● Stated goal:
Each line containing the word "this" must be reported.

● Data:
━━━━━━━━━━
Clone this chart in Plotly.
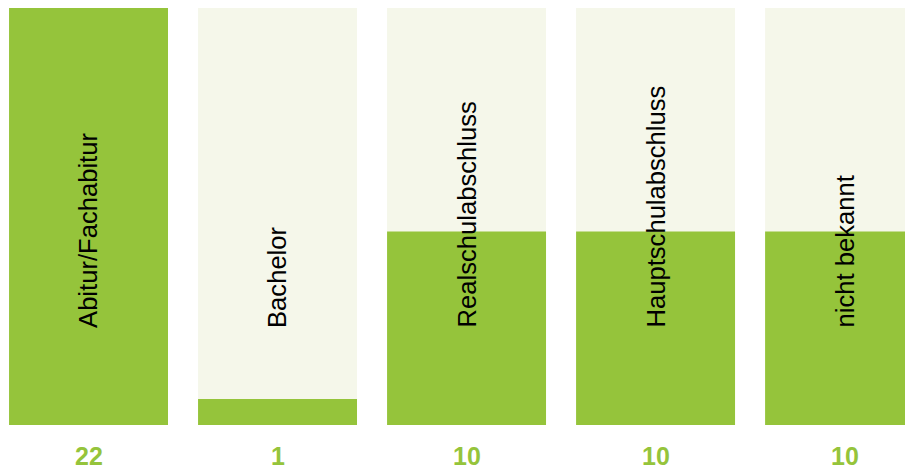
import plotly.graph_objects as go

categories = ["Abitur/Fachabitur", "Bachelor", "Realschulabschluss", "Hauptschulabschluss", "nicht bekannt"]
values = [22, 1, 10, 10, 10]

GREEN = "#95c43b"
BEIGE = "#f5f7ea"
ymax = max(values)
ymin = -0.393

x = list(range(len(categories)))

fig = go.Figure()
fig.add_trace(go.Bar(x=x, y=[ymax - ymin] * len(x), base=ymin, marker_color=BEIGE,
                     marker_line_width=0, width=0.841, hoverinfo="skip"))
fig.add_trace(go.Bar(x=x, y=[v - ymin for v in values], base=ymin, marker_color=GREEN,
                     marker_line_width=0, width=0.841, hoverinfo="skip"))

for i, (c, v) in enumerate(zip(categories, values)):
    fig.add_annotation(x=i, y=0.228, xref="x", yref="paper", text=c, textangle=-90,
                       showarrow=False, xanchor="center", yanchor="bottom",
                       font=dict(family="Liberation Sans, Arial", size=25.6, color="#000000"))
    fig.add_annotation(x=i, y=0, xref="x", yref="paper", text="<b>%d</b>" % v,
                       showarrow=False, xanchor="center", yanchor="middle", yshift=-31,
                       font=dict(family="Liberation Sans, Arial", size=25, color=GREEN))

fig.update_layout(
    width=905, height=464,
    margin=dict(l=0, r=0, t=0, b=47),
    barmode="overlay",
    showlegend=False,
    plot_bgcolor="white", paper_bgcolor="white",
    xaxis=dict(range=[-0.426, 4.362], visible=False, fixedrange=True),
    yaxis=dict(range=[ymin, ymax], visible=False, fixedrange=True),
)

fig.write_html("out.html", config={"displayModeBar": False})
━━━━━━━━━━
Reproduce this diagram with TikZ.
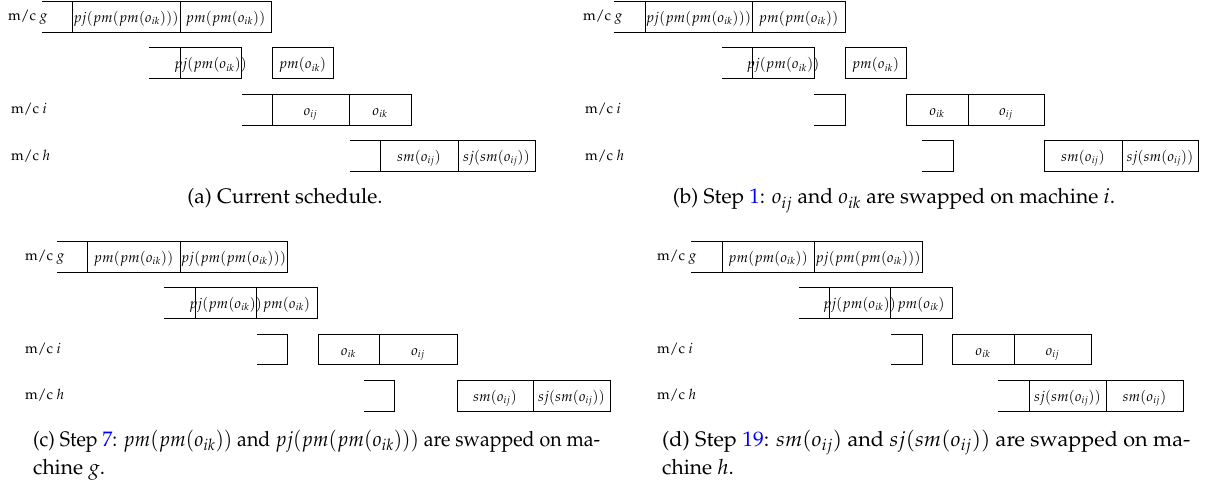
━━━━━━━━━━
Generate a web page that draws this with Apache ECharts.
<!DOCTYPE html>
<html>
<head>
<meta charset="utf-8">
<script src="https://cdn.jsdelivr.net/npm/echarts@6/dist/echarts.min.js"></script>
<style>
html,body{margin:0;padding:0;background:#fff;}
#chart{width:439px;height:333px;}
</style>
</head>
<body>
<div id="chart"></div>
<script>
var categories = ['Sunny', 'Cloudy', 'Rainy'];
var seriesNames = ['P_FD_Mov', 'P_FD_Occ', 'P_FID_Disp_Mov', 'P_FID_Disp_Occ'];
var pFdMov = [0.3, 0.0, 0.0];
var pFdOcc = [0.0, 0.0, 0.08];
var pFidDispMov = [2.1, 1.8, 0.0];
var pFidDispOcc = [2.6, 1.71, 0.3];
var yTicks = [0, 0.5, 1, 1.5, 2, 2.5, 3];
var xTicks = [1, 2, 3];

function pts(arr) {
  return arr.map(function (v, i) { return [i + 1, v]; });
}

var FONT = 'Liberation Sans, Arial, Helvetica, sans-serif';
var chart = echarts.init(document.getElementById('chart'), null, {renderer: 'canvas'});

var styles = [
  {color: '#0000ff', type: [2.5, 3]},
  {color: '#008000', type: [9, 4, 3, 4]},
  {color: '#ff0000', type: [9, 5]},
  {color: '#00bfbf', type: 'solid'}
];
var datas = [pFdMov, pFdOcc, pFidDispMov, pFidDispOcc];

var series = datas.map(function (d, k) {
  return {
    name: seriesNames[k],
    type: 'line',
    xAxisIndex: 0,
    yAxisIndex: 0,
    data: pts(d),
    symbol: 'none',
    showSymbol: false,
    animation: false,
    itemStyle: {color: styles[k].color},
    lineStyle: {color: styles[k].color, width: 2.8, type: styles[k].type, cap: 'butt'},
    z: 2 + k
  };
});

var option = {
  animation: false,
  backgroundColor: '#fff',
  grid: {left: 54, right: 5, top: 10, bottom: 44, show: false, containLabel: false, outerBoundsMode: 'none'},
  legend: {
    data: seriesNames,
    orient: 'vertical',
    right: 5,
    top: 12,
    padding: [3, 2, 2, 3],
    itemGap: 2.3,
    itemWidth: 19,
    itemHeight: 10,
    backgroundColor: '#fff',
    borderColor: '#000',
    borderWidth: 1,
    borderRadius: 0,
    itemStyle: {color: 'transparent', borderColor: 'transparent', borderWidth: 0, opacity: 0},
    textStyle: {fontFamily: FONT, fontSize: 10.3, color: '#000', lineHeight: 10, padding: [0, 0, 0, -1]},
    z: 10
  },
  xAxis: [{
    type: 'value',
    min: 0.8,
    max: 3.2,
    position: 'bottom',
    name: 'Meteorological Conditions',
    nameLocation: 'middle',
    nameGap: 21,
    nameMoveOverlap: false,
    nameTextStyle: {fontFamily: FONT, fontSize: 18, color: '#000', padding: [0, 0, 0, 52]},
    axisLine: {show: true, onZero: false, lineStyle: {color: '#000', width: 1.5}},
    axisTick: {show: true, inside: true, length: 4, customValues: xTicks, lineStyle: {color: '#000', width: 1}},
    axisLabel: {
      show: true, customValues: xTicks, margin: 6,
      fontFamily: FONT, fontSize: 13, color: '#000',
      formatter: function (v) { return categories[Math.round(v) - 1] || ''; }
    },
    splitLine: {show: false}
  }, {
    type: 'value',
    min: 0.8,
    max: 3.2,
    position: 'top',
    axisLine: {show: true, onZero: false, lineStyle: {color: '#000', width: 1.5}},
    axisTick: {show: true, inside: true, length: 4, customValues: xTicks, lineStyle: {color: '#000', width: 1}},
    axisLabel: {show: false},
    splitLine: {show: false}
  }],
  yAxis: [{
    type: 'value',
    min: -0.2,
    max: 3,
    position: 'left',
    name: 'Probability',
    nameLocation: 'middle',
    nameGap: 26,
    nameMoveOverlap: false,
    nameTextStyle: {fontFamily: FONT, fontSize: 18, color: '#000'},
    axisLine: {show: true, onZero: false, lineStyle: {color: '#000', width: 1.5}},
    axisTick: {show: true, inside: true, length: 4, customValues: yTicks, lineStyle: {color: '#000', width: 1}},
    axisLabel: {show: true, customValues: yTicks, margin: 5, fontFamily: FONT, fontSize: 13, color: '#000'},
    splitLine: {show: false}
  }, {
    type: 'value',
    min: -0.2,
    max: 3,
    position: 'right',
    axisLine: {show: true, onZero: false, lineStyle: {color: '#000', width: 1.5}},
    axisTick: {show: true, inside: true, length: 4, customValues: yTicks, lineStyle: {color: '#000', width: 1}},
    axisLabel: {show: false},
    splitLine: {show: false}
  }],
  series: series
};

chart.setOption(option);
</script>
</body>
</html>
━━━━━━━━━━
● Final result:
Clone this chart in Plotly.
Reproduce this diagram with TikZ.
Generate a web page that draws this with Apache ECharts.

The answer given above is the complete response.